Task statement
Within the records below, find each line that holds the string "chart", then copy it.

Data supplied

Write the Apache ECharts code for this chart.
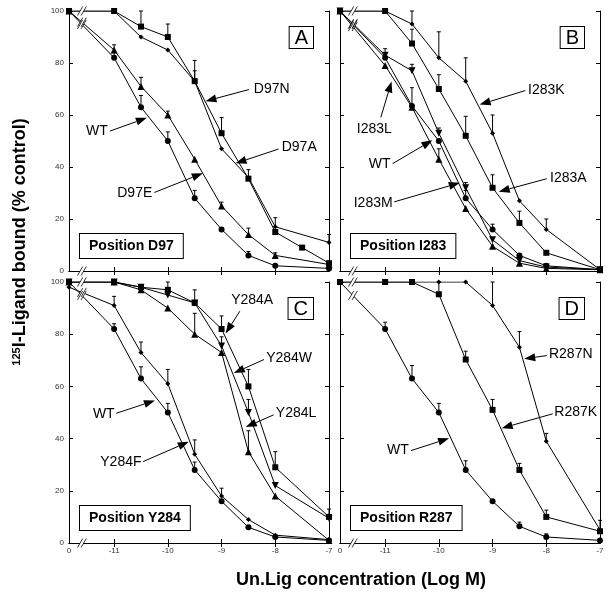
--
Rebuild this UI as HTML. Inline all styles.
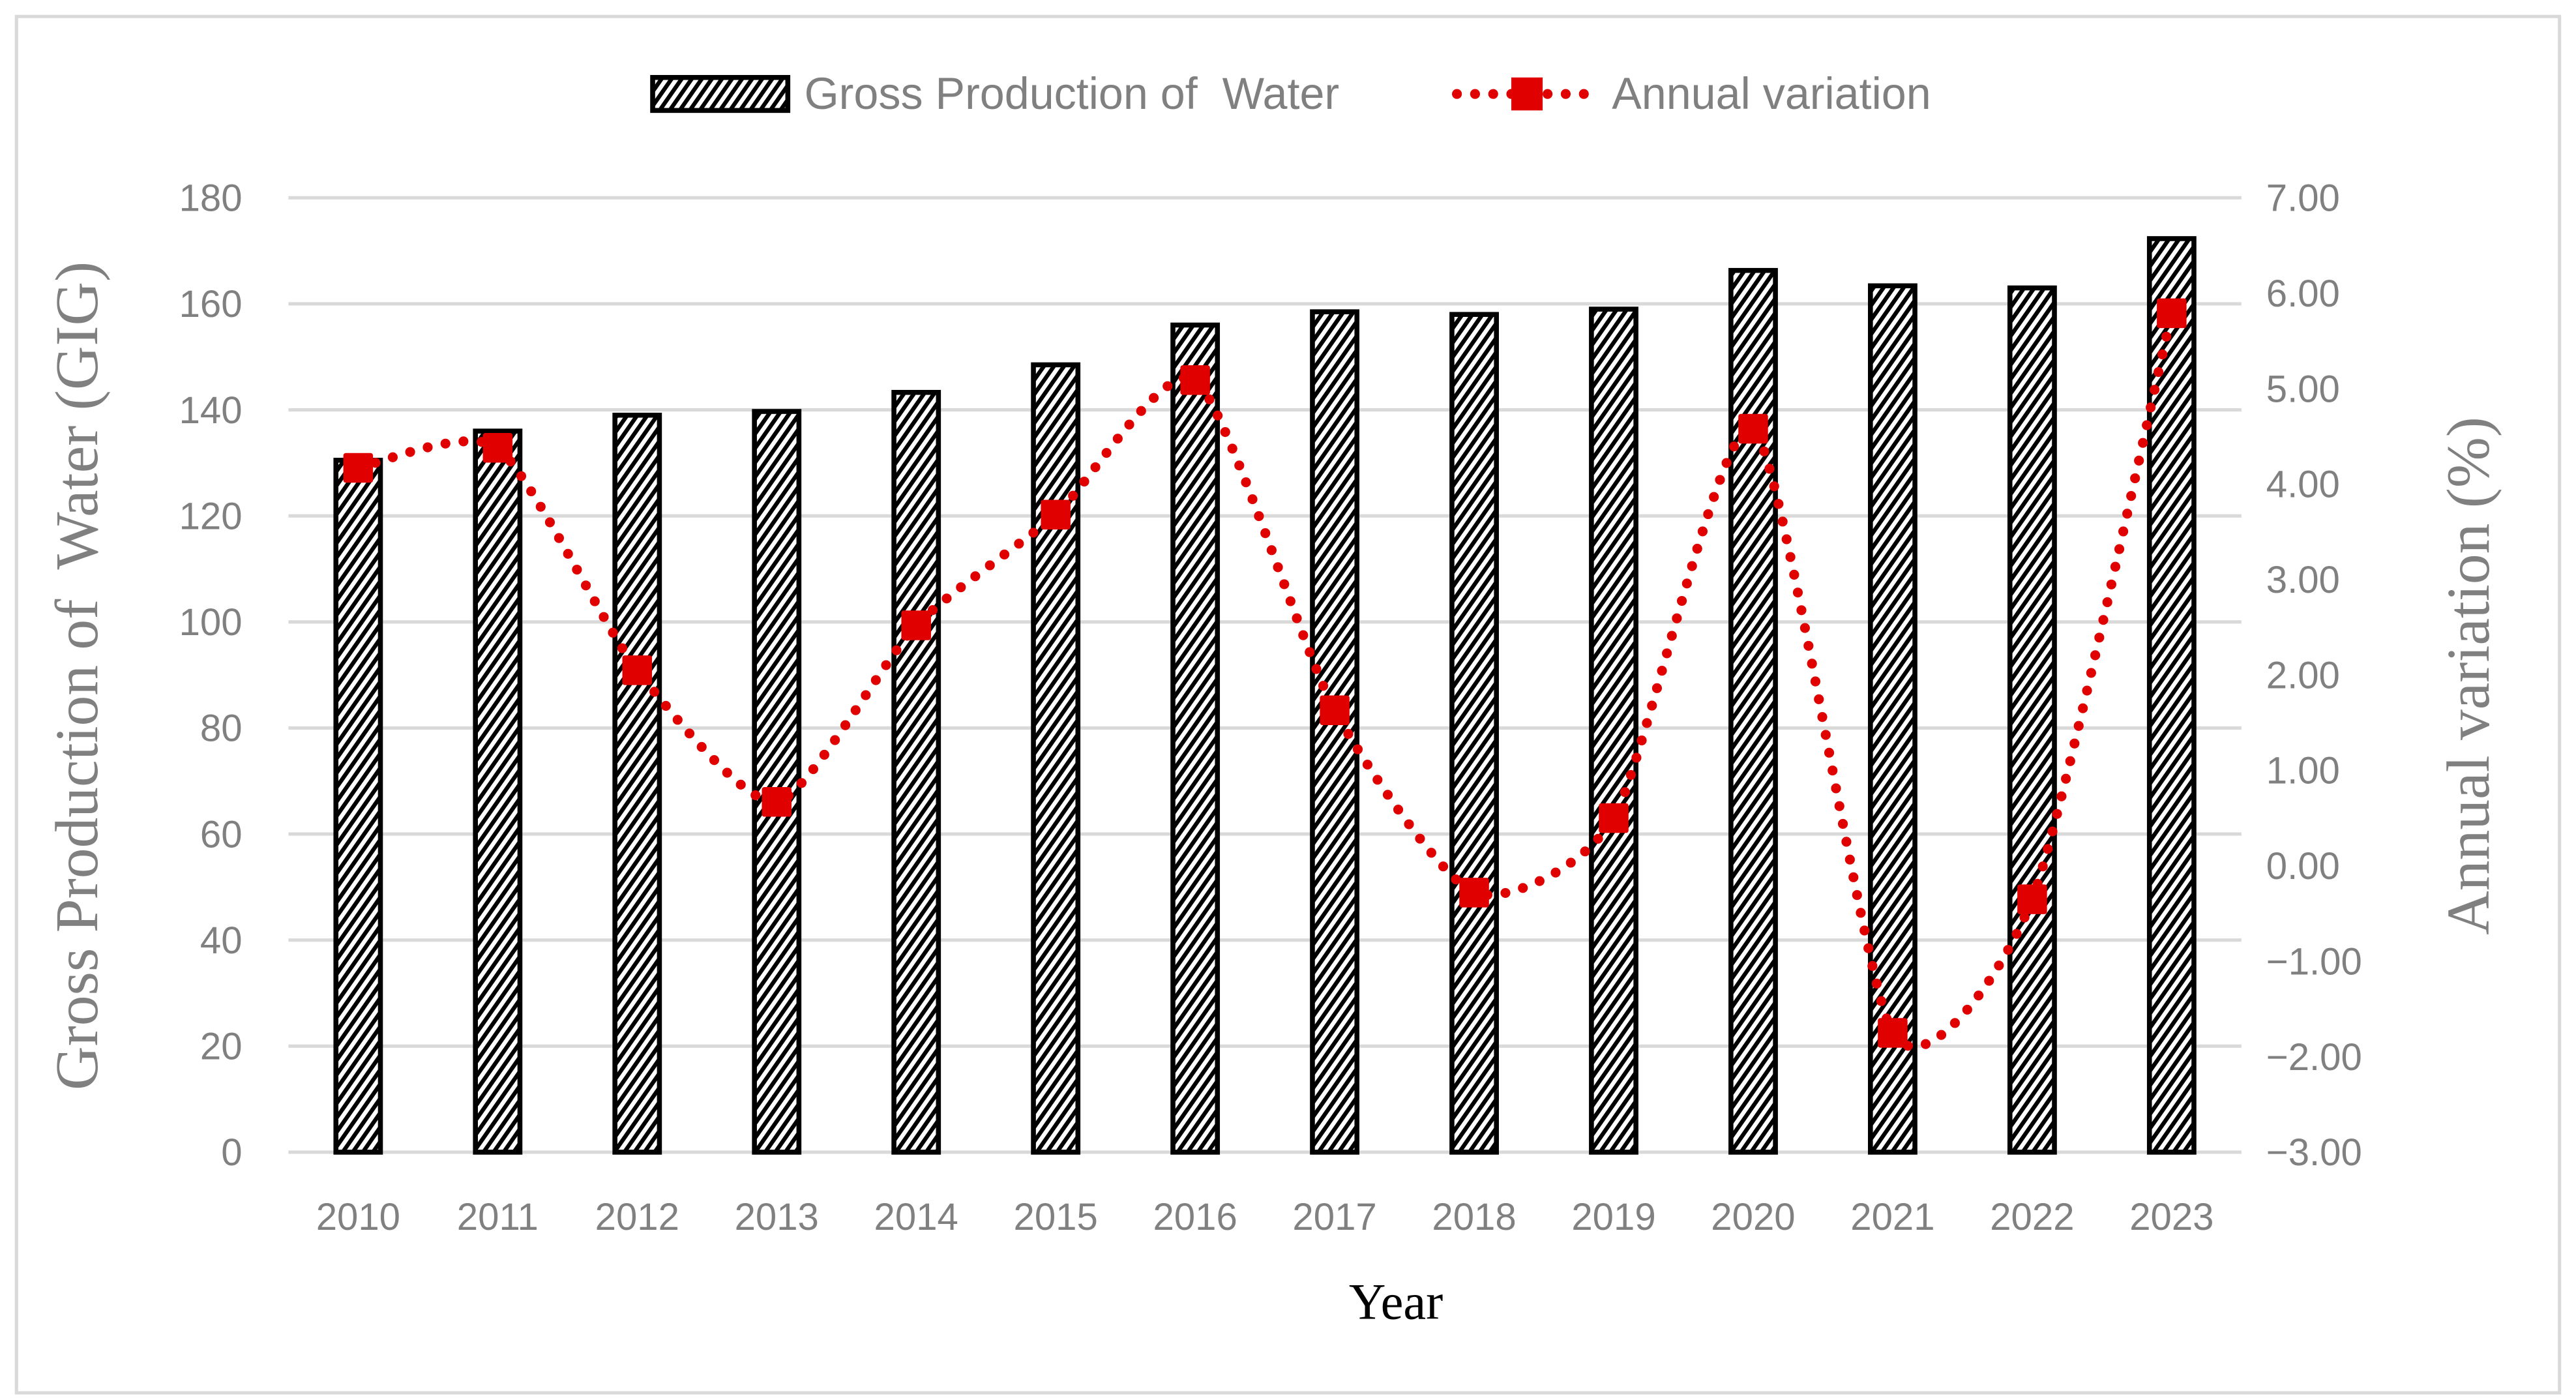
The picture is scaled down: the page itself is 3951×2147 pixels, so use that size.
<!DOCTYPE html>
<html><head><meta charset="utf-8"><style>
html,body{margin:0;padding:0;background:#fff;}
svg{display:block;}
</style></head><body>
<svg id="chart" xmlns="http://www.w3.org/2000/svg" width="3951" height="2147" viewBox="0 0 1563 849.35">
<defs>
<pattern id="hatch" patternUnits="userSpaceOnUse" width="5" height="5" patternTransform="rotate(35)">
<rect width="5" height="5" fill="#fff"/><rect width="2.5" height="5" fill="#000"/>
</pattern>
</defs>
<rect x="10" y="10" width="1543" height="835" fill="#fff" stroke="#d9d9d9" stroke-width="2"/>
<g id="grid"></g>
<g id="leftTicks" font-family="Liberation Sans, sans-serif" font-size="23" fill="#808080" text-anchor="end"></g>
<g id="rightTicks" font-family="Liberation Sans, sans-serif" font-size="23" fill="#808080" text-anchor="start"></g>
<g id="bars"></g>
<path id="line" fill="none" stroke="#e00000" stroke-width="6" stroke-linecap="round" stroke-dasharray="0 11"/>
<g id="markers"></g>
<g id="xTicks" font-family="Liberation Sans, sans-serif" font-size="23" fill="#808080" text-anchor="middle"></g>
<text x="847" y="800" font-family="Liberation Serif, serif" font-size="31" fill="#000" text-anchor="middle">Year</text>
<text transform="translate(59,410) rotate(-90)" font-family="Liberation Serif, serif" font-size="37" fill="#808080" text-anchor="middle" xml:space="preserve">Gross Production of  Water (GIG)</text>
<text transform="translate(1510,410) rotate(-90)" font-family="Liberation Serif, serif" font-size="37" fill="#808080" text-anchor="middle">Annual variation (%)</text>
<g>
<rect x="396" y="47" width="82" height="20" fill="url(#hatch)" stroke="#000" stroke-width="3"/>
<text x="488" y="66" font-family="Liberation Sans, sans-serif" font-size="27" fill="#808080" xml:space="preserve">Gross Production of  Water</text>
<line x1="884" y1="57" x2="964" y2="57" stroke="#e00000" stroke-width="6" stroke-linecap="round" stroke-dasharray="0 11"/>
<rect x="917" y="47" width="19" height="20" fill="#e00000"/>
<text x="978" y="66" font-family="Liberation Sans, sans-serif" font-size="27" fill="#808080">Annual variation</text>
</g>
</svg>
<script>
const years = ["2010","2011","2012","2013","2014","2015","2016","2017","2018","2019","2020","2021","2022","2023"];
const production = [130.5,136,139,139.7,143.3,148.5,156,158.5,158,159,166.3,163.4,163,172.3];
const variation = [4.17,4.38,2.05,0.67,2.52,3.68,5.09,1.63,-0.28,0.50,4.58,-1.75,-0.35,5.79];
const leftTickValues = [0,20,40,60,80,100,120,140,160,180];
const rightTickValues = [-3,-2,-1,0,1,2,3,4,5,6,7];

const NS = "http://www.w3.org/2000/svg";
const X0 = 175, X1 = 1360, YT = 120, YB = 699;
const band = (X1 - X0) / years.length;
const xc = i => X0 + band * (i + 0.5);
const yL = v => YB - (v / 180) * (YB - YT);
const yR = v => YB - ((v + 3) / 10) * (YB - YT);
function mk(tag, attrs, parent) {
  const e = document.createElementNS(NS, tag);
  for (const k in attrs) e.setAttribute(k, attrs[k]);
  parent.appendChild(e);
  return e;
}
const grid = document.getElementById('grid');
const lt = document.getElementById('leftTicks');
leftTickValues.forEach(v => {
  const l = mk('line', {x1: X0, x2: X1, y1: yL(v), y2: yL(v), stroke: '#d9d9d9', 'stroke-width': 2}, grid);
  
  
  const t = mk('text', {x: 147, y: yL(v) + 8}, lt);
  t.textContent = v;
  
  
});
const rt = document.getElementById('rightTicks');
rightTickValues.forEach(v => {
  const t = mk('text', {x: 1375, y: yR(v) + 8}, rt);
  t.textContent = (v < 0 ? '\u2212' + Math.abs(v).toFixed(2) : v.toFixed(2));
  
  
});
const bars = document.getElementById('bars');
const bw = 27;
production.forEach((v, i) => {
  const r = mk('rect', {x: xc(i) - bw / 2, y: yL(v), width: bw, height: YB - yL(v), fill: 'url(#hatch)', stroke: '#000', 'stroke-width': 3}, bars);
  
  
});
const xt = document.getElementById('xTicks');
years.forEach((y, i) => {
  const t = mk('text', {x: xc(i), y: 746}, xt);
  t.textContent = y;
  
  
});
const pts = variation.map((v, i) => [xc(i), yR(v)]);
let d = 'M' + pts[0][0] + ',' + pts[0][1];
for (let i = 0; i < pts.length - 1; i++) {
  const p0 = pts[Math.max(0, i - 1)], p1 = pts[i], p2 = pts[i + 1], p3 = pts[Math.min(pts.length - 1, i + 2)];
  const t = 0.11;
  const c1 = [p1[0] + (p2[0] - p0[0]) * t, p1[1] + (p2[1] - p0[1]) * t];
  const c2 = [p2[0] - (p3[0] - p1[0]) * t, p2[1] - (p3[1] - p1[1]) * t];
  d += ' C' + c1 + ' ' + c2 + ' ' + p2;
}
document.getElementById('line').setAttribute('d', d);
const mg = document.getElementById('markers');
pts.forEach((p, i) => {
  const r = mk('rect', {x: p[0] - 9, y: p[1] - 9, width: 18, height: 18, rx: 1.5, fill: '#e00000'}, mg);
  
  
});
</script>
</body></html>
==
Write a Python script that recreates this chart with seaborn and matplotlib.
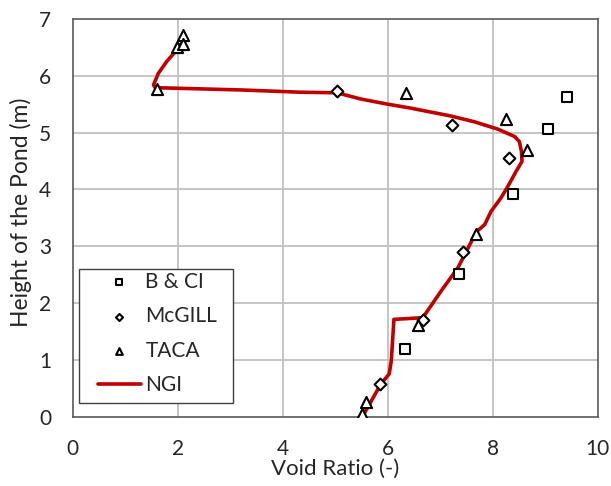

Answer in full
Write the Apache ECharts code for this chart.
<svg id="chart" xmlns="http://www.w3.org/2000/svg" width="3951" height="2147" viewBox="0 0 1563 849.35">
Write a Python script that recreates this chart with seaborn and matplotlib.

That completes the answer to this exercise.